That’s exactly how I have felt. Stuck. I seem to have spent weeks obsessing over Jason’s birthday and my crowdfunding, wanting to make his legacy known and now we are in April and his birthday has been and gone I guess i’ve not quite found my stride again.
I am existing in the sense that daily life is fine, I don’t feel like my mental health is an issue currently and i’m generally quite happy. I go to work, I get jobs done around the house, I socialise (within reason :P) and I am being the best parent to Ellie that I can be. There isn’t anything that I can pinpoint that could be causing me to feel stuck.

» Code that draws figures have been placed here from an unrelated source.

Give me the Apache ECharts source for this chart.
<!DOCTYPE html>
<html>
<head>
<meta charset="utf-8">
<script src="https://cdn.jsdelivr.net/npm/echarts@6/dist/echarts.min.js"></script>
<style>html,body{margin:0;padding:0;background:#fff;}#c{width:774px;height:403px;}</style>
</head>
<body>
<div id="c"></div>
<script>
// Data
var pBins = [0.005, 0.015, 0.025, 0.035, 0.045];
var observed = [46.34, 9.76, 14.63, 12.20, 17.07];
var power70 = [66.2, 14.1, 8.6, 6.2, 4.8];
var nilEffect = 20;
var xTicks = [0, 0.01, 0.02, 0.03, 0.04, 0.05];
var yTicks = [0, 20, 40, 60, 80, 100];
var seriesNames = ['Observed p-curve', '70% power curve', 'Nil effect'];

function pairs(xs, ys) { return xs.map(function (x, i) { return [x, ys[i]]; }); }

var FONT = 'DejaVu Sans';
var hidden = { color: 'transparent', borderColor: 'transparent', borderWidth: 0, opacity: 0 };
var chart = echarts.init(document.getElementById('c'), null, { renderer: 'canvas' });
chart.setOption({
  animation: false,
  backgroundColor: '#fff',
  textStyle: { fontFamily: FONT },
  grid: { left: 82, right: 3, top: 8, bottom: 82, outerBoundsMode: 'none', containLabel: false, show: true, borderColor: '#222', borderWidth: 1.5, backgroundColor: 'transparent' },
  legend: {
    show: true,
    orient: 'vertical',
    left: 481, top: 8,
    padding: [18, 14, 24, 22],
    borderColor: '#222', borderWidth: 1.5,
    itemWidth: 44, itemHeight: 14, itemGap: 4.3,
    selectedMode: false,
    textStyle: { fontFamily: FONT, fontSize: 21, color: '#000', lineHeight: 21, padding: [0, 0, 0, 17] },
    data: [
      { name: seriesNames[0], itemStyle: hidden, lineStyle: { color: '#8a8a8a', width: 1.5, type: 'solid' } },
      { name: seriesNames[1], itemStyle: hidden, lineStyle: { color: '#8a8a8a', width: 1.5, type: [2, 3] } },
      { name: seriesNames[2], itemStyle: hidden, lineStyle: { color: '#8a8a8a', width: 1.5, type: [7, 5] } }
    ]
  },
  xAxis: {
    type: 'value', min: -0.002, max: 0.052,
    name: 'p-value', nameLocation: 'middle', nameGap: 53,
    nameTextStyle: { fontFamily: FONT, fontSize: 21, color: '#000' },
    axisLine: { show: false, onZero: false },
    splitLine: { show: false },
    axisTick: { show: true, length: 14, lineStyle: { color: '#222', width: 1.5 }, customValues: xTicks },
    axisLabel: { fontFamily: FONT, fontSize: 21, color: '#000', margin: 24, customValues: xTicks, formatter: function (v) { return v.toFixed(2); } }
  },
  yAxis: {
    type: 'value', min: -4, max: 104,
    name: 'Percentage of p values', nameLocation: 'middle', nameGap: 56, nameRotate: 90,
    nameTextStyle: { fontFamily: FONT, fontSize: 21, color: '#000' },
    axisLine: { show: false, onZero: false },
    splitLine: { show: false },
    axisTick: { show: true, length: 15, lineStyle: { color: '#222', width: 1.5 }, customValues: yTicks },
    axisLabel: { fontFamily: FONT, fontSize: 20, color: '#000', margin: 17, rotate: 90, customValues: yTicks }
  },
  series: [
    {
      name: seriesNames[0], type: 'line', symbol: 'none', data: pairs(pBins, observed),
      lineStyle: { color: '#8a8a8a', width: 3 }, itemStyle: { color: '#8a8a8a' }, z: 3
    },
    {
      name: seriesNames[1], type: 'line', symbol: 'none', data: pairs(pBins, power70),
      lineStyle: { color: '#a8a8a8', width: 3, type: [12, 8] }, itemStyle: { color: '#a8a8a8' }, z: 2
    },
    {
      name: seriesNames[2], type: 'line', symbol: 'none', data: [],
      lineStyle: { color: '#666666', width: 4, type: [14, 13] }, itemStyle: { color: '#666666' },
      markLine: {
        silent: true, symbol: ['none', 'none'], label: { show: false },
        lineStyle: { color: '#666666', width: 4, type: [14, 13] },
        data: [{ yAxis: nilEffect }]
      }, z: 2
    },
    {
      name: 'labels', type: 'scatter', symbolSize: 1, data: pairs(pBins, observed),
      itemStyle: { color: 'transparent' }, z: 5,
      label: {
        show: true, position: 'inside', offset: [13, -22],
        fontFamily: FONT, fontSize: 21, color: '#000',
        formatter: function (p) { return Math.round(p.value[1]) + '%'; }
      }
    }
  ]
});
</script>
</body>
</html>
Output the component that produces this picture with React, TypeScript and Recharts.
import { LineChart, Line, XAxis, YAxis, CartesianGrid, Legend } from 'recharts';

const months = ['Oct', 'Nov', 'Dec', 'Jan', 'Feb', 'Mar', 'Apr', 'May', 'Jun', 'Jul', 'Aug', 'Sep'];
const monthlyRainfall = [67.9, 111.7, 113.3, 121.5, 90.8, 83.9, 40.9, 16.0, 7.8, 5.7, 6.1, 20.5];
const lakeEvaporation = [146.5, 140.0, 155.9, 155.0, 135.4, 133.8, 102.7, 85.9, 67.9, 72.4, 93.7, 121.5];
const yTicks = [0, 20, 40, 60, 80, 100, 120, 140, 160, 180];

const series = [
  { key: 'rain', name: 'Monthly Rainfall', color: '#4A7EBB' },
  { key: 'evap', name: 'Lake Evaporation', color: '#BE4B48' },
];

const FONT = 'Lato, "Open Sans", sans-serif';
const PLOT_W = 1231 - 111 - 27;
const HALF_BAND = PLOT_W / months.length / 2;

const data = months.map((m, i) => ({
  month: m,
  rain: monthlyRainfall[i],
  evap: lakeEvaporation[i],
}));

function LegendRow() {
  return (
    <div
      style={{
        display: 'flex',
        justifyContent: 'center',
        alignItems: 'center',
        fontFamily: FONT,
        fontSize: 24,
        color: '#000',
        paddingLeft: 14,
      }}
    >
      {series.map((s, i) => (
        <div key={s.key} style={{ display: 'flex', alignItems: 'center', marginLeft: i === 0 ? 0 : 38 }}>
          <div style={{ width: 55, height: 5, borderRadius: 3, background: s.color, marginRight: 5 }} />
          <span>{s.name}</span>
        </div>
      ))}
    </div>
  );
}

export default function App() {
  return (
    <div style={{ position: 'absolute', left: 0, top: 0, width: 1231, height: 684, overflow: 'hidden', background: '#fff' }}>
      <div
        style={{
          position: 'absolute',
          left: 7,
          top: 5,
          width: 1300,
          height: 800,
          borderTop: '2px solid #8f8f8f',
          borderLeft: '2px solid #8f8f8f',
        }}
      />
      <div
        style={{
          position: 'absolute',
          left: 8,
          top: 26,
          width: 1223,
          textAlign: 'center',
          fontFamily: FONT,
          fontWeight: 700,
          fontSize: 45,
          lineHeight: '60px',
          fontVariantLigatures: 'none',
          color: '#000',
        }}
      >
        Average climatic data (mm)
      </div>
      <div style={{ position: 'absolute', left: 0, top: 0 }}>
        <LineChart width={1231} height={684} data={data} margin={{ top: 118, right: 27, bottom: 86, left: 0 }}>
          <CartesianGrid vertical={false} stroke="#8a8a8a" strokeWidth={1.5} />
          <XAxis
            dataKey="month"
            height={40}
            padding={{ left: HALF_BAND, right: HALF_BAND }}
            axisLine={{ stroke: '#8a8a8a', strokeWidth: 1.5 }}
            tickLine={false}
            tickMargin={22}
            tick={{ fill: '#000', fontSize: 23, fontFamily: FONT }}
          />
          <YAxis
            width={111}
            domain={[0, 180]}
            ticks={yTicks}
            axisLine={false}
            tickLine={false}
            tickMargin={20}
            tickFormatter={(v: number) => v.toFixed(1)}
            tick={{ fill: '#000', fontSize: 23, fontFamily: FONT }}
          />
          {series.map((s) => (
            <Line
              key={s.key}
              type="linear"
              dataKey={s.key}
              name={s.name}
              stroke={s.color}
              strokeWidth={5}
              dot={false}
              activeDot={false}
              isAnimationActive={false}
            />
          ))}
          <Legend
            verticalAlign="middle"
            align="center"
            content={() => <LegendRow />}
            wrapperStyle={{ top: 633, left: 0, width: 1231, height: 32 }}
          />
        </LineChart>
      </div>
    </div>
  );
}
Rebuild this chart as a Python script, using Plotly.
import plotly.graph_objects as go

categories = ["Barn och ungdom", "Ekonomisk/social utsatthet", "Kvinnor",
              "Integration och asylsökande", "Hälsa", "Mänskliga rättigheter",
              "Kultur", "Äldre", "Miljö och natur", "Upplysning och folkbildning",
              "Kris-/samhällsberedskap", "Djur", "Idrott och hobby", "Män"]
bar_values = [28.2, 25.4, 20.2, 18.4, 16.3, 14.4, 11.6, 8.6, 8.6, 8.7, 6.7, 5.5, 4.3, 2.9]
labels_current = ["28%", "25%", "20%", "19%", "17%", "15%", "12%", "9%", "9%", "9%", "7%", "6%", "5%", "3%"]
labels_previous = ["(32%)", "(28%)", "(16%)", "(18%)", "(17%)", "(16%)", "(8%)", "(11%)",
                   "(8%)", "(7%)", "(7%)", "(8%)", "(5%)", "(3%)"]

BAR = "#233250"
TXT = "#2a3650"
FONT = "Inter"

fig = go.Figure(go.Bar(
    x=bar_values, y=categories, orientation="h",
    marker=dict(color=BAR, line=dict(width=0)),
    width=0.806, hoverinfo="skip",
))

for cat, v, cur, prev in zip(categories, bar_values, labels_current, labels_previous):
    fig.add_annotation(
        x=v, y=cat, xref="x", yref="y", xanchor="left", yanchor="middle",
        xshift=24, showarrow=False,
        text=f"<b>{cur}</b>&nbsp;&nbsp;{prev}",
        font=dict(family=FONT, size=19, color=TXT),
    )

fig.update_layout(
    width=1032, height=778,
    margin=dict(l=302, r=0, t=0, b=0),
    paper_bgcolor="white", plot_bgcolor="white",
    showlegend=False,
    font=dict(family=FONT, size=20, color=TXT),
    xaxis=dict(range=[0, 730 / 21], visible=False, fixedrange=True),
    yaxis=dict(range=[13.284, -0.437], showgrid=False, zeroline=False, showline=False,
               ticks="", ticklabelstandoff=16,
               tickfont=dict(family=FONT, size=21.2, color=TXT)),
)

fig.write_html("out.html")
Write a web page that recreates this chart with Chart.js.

I guess for me Social Media is the big issue, I love Instagram and Twitter and I love being able to write my thoughts down in my blog but I guess I’ve just lost my mojo a bit. I am unsure about what to post. I am posting less and less and that bothers me because I enjoy sharing my little day-to-day goings on with those who are bothered to follow me. However unless we have been somewhere or done something out of the ordinary I haven’t felt like posting it.
I’m hoping that with us all now being off for Easter and having two weeks without the added pressure of work I may find it again but for now I’m just not feeling it.
Anyone else feel like sometimes it’s hard to get their groove back after a bit of a break?
Or does anyone have any ideas on what they’d like more of over here? More parenting, baby loss, support, geek stuff?